What to work on: Reproduce the data below in full and exclude every picture.

↓↓↓

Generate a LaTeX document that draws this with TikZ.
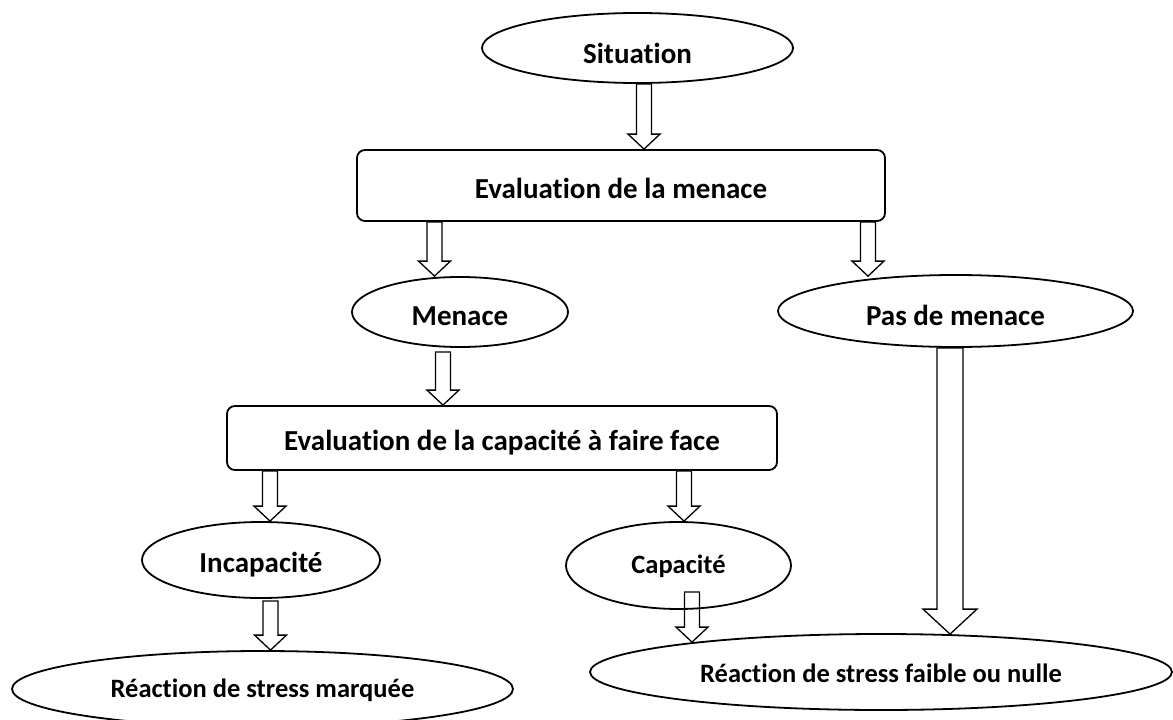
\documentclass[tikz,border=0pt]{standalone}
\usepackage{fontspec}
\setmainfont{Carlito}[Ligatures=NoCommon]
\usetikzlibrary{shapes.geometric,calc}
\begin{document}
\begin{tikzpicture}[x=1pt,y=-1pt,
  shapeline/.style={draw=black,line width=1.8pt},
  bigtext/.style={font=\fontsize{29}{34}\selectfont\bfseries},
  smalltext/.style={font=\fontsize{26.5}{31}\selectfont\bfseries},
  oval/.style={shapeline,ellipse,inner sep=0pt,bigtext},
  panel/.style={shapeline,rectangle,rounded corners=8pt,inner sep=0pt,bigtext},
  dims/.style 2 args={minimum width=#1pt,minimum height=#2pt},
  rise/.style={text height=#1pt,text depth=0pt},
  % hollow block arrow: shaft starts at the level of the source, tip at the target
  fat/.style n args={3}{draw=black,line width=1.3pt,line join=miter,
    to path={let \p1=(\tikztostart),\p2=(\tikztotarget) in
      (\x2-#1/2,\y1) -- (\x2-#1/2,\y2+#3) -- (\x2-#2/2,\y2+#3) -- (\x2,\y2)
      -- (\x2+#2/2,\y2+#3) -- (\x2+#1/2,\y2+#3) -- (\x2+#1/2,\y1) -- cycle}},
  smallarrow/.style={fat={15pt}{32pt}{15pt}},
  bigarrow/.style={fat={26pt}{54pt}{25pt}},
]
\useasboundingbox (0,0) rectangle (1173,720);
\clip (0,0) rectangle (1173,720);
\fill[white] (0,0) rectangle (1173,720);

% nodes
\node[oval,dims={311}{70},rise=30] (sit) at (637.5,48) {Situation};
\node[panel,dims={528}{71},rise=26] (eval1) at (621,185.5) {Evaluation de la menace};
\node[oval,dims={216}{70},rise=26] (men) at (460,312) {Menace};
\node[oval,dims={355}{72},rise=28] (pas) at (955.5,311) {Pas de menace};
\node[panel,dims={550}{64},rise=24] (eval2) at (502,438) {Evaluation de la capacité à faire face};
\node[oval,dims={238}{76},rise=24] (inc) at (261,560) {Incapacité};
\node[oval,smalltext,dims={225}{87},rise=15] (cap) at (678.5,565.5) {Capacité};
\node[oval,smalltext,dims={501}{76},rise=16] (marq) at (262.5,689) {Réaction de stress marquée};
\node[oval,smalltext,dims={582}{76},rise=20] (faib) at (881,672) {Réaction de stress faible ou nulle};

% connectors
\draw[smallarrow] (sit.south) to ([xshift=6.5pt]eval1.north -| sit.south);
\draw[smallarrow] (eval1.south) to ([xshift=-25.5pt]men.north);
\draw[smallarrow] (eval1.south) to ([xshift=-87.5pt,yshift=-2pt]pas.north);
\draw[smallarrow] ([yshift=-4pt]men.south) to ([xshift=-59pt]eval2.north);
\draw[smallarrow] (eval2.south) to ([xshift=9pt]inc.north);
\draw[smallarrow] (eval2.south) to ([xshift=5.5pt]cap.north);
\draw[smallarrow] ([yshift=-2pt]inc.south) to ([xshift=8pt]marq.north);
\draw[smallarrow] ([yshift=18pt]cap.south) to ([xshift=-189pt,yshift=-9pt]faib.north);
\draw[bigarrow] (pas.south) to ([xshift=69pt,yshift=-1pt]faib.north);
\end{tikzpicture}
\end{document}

↑↑↑

Correct result:
Generate a LaTeX document that draws this with TikZ.
\documentclass[tikz,border=0pt]{standalone}
\usepackage{fontspec}
\setmainfont{Carlito}[Ligatures=NoCommon]
\usetikzlibrary{shapes.geometric,calc}
\begin{document}
\begin{tikzpicture}[x=1pt,y=-1pt,
  shapeline/.style={draw=black,line width=1.8pt},
  bigtext/.style={font=\fontsize{29}{34}\selectfont\bfseries},
  smalltext/.style={font=\fontsize{26.5}{31}\selectfont\bfseries},
  oval/.style={shapeline,ellipse,inner sep=0pt,bigtext},
  panel/.style={shapeline,rectangle,rounded corners=8pt,inner sep=0pt,bigtext},
  dims/.style 2 args={minimum width=#1pt,minimum height=#2pt},
  rise/.style={text height=#1pt,text depth=0pt},
  % hollow block arrow: shaft starts at the level of the source, tip at the target
  fat/.style n args={3}{draw=black,line width=1.3pt,line join=miter,
    to path={let \p1=(\tikztostart),\p2=(\tikztotarget) in
      (\x2-#1/2,\y1) -- (\x2-#1/2,\y2+#3) -- (\x2-#2/2,\y2+#3) -- (\x2,\y2)
      -- (\x2+#2/2,\y2+#3) -- (\x2+#1/2,\y2+#3) -- (\x2+#1/2,\y1) -- cycle}},
  smallarrow/.style={fat={15pt}{32pt}{15pt}},
  bigarrow/.style={fat={26pt}{54pt}{25pt}},
]
\useasboundingbox (0,0) rectangle (1173,720);
\clip (0,0) rectangle (1173,720);
\fill[white] (0,0) rectangle (1173,720);

% nodes
\node[oval,dims={311}{70},rise=30] (sit) at (637.5,48) {Situation};
\node[panel,dims={528}{71},rise=26] (eval1) at (621,185.5) {Evaluation de la menace};
\node[oval,dims={216}{70},rise=26] (men) at (460,312) {Menace};
\node[oval,dims={355}{72},rise=28] (pas) at (955.5,311) {Pas de menace};
\node[panel,dims={550}{64},rise=24] (eval2) at (502,438) {Evaluation de la capacité à faire face};
\node[oval,dims={238}{76},rise=24] (inc) at (261,560) {Incapacité};
\node[oval,smalltext,dims={225}{87},rise=15] (cap) at (678.5,565.5) {Capacité};
\node[oval,smalltext,dims={501}{76},rise=16] (marq) at (262.5,689) {Réaction de stress marquée};
\node[oval,smalltext,dims={582}{76},rise=20] (faib) at (881,672) {Réaction de stress faible ou nulle};

% connectors
\draw[smallarrow] (sit.south) to ([xshift=6.5pt]eval1.north -| sit.south);
\draw[smallarrow] (eval1.south) to ([xshift=-25.5pt]men.north);
\draw[smallarrow] (eval1.south) to ([xshift=-87.5pt,yshift=-2pt]pas.north);
\draw[smallarrow] ([yshift=-4pt]men.south) to ([xshift=-59pt]eval2.north);
\draw[smallarrow] (eval2.south) to ([xshift=9pt]inc.north);
\draw[smallarrow] (eval2.south) to ([xshift=5.5pt]cap.north);
\draw[smallarrow] ([yshift=-2pt]inc.south) to ([xshift=8pt]marq.north);
\draw[smallarrow] ([yshift=18pt]cap.south) to ([xshift=-189pt,yshift=-9pt]faib.north);
\draw[bigarrow] (pas.south) to ([xshift=69pt,yshift=-1pt]faib.north);
\end{tikzpicture}
\end{document}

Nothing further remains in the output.